Dataset content:
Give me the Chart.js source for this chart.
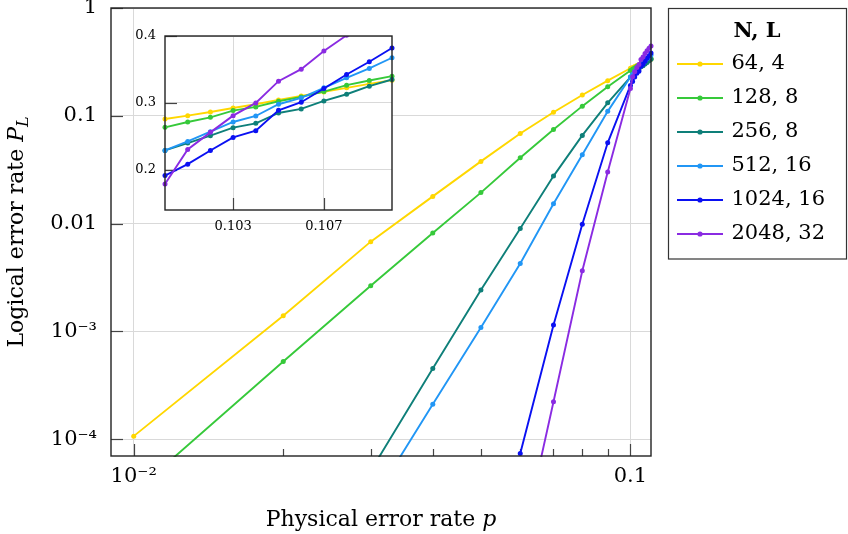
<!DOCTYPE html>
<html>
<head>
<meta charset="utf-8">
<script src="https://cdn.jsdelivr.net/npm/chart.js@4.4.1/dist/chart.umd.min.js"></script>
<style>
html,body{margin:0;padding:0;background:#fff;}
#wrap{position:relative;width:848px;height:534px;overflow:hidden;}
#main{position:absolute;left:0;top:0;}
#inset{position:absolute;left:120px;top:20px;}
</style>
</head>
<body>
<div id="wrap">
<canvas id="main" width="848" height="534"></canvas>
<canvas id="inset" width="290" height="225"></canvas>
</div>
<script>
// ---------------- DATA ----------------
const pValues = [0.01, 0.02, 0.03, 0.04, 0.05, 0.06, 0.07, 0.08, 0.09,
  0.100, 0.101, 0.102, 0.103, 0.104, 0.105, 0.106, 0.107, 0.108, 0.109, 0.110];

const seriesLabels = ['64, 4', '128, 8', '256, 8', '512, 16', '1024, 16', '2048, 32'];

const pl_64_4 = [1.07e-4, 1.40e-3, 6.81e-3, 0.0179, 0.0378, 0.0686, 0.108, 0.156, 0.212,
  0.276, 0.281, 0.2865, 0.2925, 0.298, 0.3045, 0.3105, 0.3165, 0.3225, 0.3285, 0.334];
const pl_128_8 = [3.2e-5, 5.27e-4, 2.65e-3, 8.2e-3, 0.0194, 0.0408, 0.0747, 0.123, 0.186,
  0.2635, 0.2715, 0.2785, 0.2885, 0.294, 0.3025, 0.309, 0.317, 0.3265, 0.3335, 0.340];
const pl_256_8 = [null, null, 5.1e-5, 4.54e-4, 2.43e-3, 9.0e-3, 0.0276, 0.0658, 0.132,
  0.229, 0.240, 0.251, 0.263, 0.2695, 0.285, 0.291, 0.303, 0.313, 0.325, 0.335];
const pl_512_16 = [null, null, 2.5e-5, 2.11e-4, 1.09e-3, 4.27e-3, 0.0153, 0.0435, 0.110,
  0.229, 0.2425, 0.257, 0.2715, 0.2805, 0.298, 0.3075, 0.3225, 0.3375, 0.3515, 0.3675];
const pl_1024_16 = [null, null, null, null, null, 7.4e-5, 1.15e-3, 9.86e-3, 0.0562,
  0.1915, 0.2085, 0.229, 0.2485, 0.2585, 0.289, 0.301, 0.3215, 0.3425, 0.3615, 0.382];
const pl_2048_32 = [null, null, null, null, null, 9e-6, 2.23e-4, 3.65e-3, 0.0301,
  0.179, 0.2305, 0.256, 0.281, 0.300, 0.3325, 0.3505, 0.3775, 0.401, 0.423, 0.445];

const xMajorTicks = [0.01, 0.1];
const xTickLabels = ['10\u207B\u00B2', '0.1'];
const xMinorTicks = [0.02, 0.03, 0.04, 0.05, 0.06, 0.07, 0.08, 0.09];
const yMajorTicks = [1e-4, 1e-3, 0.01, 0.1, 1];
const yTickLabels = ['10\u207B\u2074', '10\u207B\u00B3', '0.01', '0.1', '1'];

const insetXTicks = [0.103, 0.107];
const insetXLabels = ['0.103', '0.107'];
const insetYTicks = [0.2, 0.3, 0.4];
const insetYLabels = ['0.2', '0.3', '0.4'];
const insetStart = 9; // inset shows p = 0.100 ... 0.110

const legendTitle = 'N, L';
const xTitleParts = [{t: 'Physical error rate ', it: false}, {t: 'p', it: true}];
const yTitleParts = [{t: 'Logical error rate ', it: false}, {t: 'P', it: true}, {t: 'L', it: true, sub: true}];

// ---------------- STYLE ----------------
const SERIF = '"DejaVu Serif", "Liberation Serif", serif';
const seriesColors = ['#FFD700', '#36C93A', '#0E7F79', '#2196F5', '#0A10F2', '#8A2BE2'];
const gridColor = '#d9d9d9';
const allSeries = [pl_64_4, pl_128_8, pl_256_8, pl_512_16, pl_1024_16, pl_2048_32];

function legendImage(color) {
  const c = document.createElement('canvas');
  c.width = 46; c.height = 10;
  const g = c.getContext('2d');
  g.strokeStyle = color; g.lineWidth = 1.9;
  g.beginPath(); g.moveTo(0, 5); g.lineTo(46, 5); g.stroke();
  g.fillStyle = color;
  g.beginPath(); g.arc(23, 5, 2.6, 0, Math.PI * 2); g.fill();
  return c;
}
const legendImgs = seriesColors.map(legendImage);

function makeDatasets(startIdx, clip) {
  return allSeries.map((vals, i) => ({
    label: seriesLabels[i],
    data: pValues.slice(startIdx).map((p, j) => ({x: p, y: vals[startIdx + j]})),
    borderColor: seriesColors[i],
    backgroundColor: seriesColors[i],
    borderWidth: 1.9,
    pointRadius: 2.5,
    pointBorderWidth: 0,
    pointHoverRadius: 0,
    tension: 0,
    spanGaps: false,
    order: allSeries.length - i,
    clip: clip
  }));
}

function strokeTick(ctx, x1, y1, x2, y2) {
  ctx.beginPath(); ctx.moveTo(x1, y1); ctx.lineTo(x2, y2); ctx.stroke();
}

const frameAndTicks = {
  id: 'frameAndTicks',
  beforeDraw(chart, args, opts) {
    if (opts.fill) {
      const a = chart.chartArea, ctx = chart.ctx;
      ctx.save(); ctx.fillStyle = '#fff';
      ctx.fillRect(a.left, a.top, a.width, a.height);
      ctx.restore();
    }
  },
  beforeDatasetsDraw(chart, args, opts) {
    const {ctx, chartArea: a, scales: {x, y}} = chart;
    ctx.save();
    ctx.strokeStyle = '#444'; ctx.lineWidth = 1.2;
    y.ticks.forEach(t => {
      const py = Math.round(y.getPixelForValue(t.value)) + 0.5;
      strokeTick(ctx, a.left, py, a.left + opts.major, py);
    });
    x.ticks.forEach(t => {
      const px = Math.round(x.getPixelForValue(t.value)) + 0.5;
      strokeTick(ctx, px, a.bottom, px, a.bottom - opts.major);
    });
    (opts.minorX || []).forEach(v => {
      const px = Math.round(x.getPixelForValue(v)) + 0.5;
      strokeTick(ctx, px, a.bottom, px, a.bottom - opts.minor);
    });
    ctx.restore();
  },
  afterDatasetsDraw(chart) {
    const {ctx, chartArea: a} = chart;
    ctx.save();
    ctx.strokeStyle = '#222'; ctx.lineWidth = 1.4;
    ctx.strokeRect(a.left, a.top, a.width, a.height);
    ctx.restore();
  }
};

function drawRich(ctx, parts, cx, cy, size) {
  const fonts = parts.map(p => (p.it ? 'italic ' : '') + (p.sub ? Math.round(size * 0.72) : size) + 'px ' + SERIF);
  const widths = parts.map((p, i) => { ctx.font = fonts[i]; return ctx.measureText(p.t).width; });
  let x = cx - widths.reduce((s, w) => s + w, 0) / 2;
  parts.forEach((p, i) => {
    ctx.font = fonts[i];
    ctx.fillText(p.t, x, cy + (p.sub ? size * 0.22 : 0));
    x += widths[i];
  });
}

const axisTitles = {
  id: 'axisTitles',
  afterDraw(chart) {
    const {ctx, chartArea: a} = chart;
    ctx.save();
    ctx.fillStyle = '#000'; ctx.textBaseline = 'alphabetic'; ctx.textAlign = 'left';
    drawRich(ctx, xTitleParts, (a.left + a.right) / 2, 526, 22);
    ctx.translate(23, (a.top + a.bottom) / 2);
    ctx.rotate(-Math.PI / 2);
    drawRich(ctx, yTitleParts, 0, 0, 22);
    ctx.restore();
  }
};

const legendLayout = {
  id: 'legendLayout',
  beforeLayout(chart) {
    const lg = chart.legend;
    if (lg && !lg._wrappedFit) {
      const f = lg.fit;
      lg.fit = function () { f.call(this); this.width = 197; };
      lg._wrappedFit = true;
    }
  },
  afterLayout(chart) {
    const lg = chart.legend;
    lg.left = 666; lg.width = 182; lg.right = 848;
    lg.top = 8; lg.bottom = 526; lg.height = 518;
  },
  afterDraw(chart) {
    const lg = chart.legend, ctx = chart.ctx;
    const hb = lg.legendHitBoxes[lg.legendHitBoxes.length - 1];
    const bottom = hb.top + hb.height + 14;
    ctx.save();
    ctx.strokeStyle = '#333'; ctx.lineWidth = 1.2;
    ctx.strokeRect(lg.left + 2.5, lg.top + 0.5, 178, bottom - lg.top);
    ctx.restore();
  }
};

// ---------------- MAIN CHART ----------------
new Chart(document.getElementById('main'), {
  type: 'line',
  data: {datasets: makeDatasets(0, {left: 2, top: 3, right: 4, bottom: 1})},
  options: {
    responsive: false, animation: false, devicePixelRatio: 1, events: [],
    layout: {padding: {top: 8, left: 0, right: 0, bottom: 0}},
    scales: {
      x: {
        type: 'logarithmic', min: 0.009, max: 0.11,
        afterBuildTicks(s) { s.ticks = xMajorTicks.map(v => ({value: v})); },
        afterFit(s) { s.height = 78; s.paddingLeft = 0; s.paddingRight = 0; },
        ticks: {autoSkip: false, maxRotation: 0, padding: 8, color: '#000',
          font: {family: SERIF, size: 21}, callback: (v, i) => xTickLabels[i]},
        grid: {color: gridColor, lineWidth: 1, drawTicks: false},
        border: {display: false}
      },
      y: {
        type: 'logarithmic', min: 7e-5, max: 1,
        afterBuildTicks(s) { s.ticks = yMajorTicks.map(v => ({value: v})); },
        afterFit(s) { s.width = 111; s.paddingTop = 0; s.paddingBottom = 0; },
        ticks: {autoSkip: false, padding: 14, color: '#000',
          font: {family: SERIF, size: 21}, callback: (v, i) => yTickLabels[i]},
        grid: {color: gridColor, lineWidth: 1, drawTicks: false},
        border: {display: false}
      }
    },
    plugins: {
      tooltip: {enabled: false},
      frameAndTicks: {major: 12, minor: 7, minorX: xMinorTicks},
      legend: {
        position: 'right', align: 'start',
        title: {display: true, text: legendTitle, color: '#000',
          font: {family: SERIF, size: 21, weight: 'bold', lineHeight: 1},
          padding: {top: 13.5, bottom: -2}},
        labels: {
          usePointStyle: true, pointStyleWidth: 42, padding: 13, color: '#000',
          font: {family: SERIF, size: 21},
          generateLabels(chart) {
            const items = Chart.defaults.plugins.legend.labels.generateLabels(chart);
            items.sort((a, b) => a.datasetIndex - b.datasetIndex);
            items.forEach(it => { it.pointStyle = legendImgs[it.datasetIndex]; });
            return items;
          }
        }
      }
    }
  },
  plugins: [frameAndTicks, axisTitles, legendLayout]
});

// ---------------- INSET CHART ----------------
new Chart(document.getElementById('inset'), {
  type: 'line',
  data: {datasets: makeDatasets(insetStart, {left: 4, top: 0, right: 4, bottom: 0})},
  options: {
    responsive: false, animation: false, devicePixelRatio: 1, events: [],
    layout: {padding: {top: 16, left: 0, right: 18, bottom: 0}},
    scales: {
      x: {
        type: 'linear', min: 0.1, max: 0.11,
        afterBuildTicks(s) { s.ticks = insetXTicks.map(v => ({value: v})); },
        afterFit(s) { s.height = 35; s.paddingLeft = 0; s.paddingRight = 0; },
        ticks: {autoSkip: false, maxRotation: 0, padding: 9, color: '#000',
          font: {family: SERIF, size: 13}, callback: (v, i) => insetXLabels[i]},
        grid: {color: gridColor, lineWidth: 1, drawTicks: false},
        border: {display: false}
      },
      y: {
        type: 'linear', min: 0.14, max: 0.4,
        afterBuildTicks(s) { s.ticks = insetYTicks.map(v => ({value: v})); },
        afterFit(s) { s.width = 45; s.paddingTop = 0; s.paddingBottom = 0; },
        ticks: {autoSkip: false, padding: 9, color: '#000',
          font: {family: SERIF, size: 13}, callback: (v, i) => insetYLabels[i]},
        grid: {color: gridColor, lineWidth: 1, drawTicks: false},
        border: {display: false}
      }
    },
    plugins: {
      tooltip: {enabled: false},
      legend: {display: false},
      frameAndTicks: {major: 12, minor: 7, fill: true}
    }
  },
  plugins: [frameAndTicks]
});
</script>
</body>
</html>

Written task:
Quote, exactly and only, the lines from the first line of the data above through the line containing "16', '2048, 32'];". The pictures do not belong in it.

Output of the exercise:
Give me the Chart.js source for this chart.
<!DOCTYPE html>
<html>
<head>
<meta charset="utf-8">
<script src="https://cdn.jsdelivr.net/npm/chart.js@4.4.1/dist/chart.umd.min.js"></script>
<style>
html,body{margin:0;padding:0;background:#fff;}
#wrap{position:relative;width:848px;height:534px;overflow:hidden;}
#main{position:absolute;left:0;top:0;}
#inset{position:absolute;left:120px;top:20px;}
</style>
</head>
<body>
<div id="wrap">
<canvas id="main" width="848" height="534"></canvas>
<canvas id="inset" width="290" height="225"></canvas>
</div>
<script>
// ---------------- DATA ----------------
const pValues = [0.01, 0.02, 0.03, 0.04, 0.05, 0.06, 0.07, 0.08, 0.09,
  0.100, 0.101, 0.102, 0.103, 0.104, 0.105, 0.106, 0.107, 0.108, 0.109, 0.110];

const seriesLabels = ['64, 4', '128, 8', '256, 8', '512, 16', '1024, 16', '2048, 32'];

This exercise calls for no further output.